Friday, November 30, 2007

So do the VC's have it correct Good Judgment or Credentials and experience what matters ?



So do the VC's have it correct Good Judgment or Credentials and experience what matters ?





Interesting post by Carleen Hawn on the two sides of the founder coin, Judgement Vs Experience, for my books I would rather work with a team that has both, less for me to teach and and watch over. The Zen statement was interesting in that a fresh mind is more willing to change, that is so very true, my wife was talking about setting up a Christian book shop in the area, I was already away down the road of why you can't do it, and had nearly buried the idea because of the "experience " I have in starting businesses, it took me back to my first business I started it was a Guest house, now real capital, haggling for everything we bought, paying cash to get best price, etc.....I did think have I lost something important, with all this experience or gained ?





I will be traveling next week over in the land of the rising sun, so posts will be infrequent, so to the post below..good reading and have a great weekend











Credentials? Nah. Judgment is what counts.



For your company’s prospects, Marc Andreessen says “the market matters most“ — more than product, team, and even b-plan.
For your prospects as a leader, a terrific Op-Ed in Thursday’s Wall Street Journal illuminates the reasons why personal judgment trumps every other criterion — even experience.
“Leadership is, at its marrow, the chronicle of judgment calls,” write the authors, two business school professors, Warren Bennis (University of Southern California) and Noel Tichy (University of Michigan).
It begins as a comparison of presidential candidates Hilary Clinton (cast as experienced) and Barak Obama (not so experienced), but the thesis is even more relevant to business leaders — especially young founders who likely have ‘less experience’ and, therefore, must rely on their judgment to succeed.
The piece is behind the pay wall (Rupert, where art thou?), so here are its key points.

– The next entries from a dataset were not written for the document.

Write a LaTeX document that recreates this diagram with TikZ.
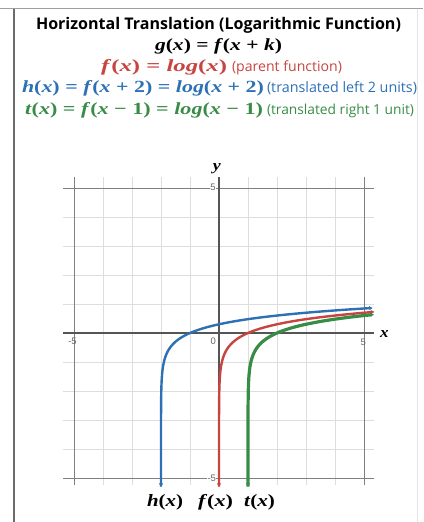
\documentclass[tikz,border=0pt]{standalone}
\usepackage{fontspec}
\setsansfont{Open Sans}
\newfontfamily\tickfont{Liberation Sans}
\newfontfamily\mserif{Liberation Serif}
\usetikzlibrary{arrows.meta}
\newcommand\vi[1]{\textit{#1}}
\newcommand\bmath[1]{{\mserif\bfseries #1}}
\definecolor{dred}{HTML}{C74440}
\definecolor{dblue}{HTML}{2D70B3}
\definecolor{dgreen}{HTML}{388C46}
\definecolor{axisgray}{HTML}{555555}
\definecolor{majgray}{HTML}{808080}
\definecolor{mingray}{HTML}{DDDDDD}
\definecolor{tickgray}{HTML}{666666}
\begin{document}
\begin{tikzpicture}[x=1bp,y=-1bp,
  txt/.style={anchor=base west,inner sep=0pt,outer sep=0pt},
  mtxt/.style={anchor=base,inner sep=0pt,outer sep=0pt},
  ticklab/.style={font=\tickfont\fontsize{9.5}{10}\selectfont,text=tickgray,inner sep=1pt},
  curve/.style={line width=2.4bp,{Latex[length=3.5bp,width=4.5bp]}-{Latex[length=3.5bp,width=4.5bp]}},
  axisline/.style={draw=axisgray,line width=1.3bp},
  majorline/.style={draw=majgray,line width=0.9bp},
  minorline/.style={draw=mingray,line width=0.8bp}]
\useasboundingbox (0,0) rectangle (423,522);
% frame
\draw[gray!75,line width=1bp] (0,9) -- (423,9);
\draw[gray!85!black,line width=1.1bp] (14,9) -- (14,522);
\draw[gray!20,line width=0.8bp] (417,9) -- (417,522);
% titles
\node[txt] (title) at (36,30) {\resizebox{365bp}{!}{\sffamily\bfseries Horizontal Translation (Logarithmic Function)}};
\node[txt] (gline) at (155,51) {\resizebox{127bp}{12bp}{\bmath{\vi{g}(\vi{x}) = \vi{f}(\vi{x} + \vi{k})}}};
\node[txt,text=dred] (fline) at (101,72) {\resizebox{126bp}{12bp}{\bmath{\vi{f}(\vi{x}) = \vi{log}(\vi{x})}}};
\node[txt,text=dred] (fnote) at (232,72) {\resizebox{110bp}{!}{\sffamily (parent function)}};
\node[txt,text=dblue] (hline) at (22,93) {\resizebox{242bp}{12bp}{\bmath{\vi{h}(\vi{x}) = \vi{f}(\vi{x} + 2) = \vi{log}(\vi{x} + 2)}}};
\node[txt,text=dblue] (hnote) at (267,93) {\resizebox{150bp}{!}{\sffamily (translated left 2 units)}};
\node[txt,text=dgreen] (tline) at (25,115) {\resizebox{238bp}{12bp}{\bmath{\vi{t}(\vi{x}) = \vi{f}(\vi{x} − 1) = \vi{log}(\vi{x} − 1)}}};
\node[txt,text=dgreen] (tnote) at (267,115) {\resizebox{147bp}{!}{\sffamily (translated right 1 unit)}};
% graph
\begin{scope}[shift={(219,333)},x=29bp,y=29bp]
  \foreach \i in {-4,-3,-2,-1,1,2,3,4} {
    \draw[minorline] (\i,-5.25) -- (\i,5.38);
    \draw[minorline] (-5.38,\i) -- (5.35,\i);
  }
  \draw[majorline] (-5,-5.25) -- (-5,5.38);
  \draw[majorline] (5,-5.25) -- (5,5.38);
  \draw[majorline] (-5.38,5) -- (5.35,5);
  \draw[majorline] (-5.38,-5) -- (5.35,-5);
  \draw[axisline] (-5.38,0) -- (5.35,0);
  \draw[axisline] (0,-5.25) -- (0,5.38);
  \node[ticklab] (tm5x) at (-5.05,-0.3) {-5};
  \node[ticklab] (t0) at (-0.2,-0.3) {0};
  \node[ticklab] (t5x) at (4.97,-0.31) {5};
  \node[ticklab,fill=white,inner sep=0.5pt] (t5y) at (-0.21,5.03) {5};
  \node[ticklab,fill=white,inner sep=0.5pt] (tm5y) at (-0.25,-5) {-5};
  \node[mtxt] (xlab) at (5.7,-0.14) {\resizebox{8.5bp}{7bp}{\bmath{\vi{x}}}};
  \node[mtxt] (ylab) at (-0.07,5.6) {\resizebox{8bp}{7bp}{\bmath{\vi{y}}}};
  \draw[curve,dblue] plot[domain=-5.31:0.868,samples=400] ({exp(\x*2.302585)-2},{\x});
  \draw[curve,dred] plot[domain=-5.31:0.731,samples=400] ({exp(\x*2.302585)},{\x});
  \draw[curve,dgreen,line width=3.2bp] plot[domain=-5.31:0.641,samples=400] ({exp(\x*2.302585)+1},{\x});
\end{scope}
% bottom labels
\node[txt] (hlab) at (147,506) {\resizebox{36bp}{12bp}{\bmath{\vi{h}(\vi{x})}}};
\node[txt] (flab) at (198,506) {\resizebox{35bp}{12bp}{\bmath{\vi{f}(\vi{x})}}};
\node[txt] (tlab) at (244,506) {\resizebox{31bp}{12bp}{\bmath{\vi{t}(\vi{x})}}};
\end{tikzpicture}
\end{document}
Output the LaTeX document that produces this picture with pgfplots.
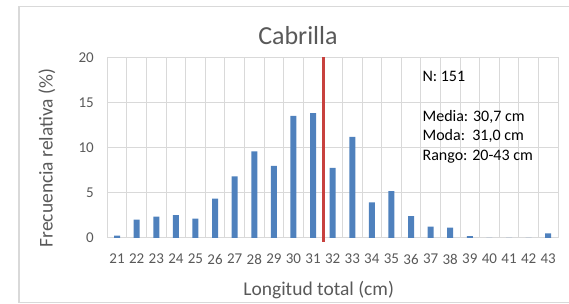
\documentclass[border=0pt]{standalone}
\usepackage{fontspec}
\setmainfont{Carlito}
\usepackage{pgfplots}
\pgfplotsset{compat=1.18}
\definecolor{barblue}{HTML}{4F81BD}
\definecolor{redline}{HTML}{C8413E}
\definecolor{gridgray}{HTML}{D9D9D9}
\definecolor{txtgray}{HTML}{595959}
\definecolor{bordergray}{HTML}{D9D9D9}
\begin{document}
\begin{tikzpicture}
\useasboundingbox (0,0) rectangle (569pt,304pt);
\draw[color=bordergray, line width=1.2pt] (19pt,1.2pt) rectangle (590pt,297.3pt);
\begin{axis}[
  at={(107.3pt,66pt)}, anchor=south west,
  scale only axis, width=450.7pt, height=180.7pt,
  xmin=20.5, xmax=43.5, ymin=0, ymax=20,
  xtick={21,22,...,43},
  ytick={0,5,10,15,20},
  minor xtick={20.5,21.5,...,43.5},
  xminorgrids=true, ymajorgrids=true, xmajorgrids=false,
  grid style={draw=gridgray, line width=1pt},
  minor grid style={draw=gridgray, line width=1pt},
  major tick length=0pt, minor tick length=0pt,
  axis line style={draw=gridgray, line width=1pt},
  /pgf/number format/assume math mode=true,
  tick label style={font=\fontsize{15}{18}\selectfont, color=txtgray},
  xticklabel style={anchor=center, yshift=-21pt},
  yticklabel style={anchor=east, xshift=-10pt},
  clip=false,
  title={Cabrilla},
  title style={at={(axis description cs:0.423,1.086)}, anchor=center, font=\fontsize{26}{30}\selectfont, color=txtgray},
  xlabel={Longitud total (cm)},
  xlabel style={at={(axis description cs:0.469,-0.287)}, anchor=center, font=\fontsize{19.5}{23}\selectfont, color=txtgray},
  ylabel={Frecuencia relativa (\%)},
  ylabel style={at={(axis description cs:-0.134,0.443)}, anchor=center, font=\fontsize{19.5}{23}\selectfont, color=txtgray},
]
\addplot[ybar, bar width=6pt, fill=barblue, draw=none] coordinates {
 (21,0.26) (22,2.03) (23,2.36) (24,2.54) (25,2.14) (26,4.35) (27,6.81)
 (28,9.58) (29,7.99) (30,13.52) (31,13.81) (32,7.77) (33,11.2) (34,3.94)
 (35,5.19) (36,2.43) (37,1.25) (38,1.14) (39,0.22) (40,0) (41,0) (42,0) (43,0.52)
};
\addplot[draw=redline, line width=2.2pt] coordinates {(31.53,-0.4) (31.53,20)};
\node[anchor=base west, font=\fontsize{16}{19}\selectfont] at (axis cs:36.41,17.34) {N: 151};
\node[anchor=base west, font=\fontsize{16}{19}\selectfont] at (axis cs:36.41,12.87) {Media: 30,7 cm};
\node[anchor=base west, font=\fontsize{16}{19}\selectfont] at (axis cs:36.41,10.74) {Moda:\ \ 31,0 cm};
\node[anchor=base west, font=\fontsize{16}{19}\selectfont] at (axis cs:36.41,8.56) {Rango: 20-43 cm};
\end{axis}
\end{tikzpicture}
\end{document}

With good judgment, little else matters. Without it, nothing else matters. Take any leader, a U.S.president, a Fortune 100 CEO, a big-league coach, wartime general, you name it. Changes are you remember them for their best and worst calls … [Kennedy: Cuban Missle Crisis; Nixon Watergate.]



We are not discounting the importance of experience. Seminal and appropriate experiences must be drawn on and understood before judgment can be informed. But experience is no guarantee of good judgment.



In fact, there are numerous times when past experiences can prevent good judgments … generals tend to fight the last war, refusing to new realities, almost always with disastrous consequences.



We need to understand what Zen Buddhists call the “beginners mind,” which recognizes the value of fresh insight unfettered by experience. In this more contemporary view, the compelling idea is the novel one.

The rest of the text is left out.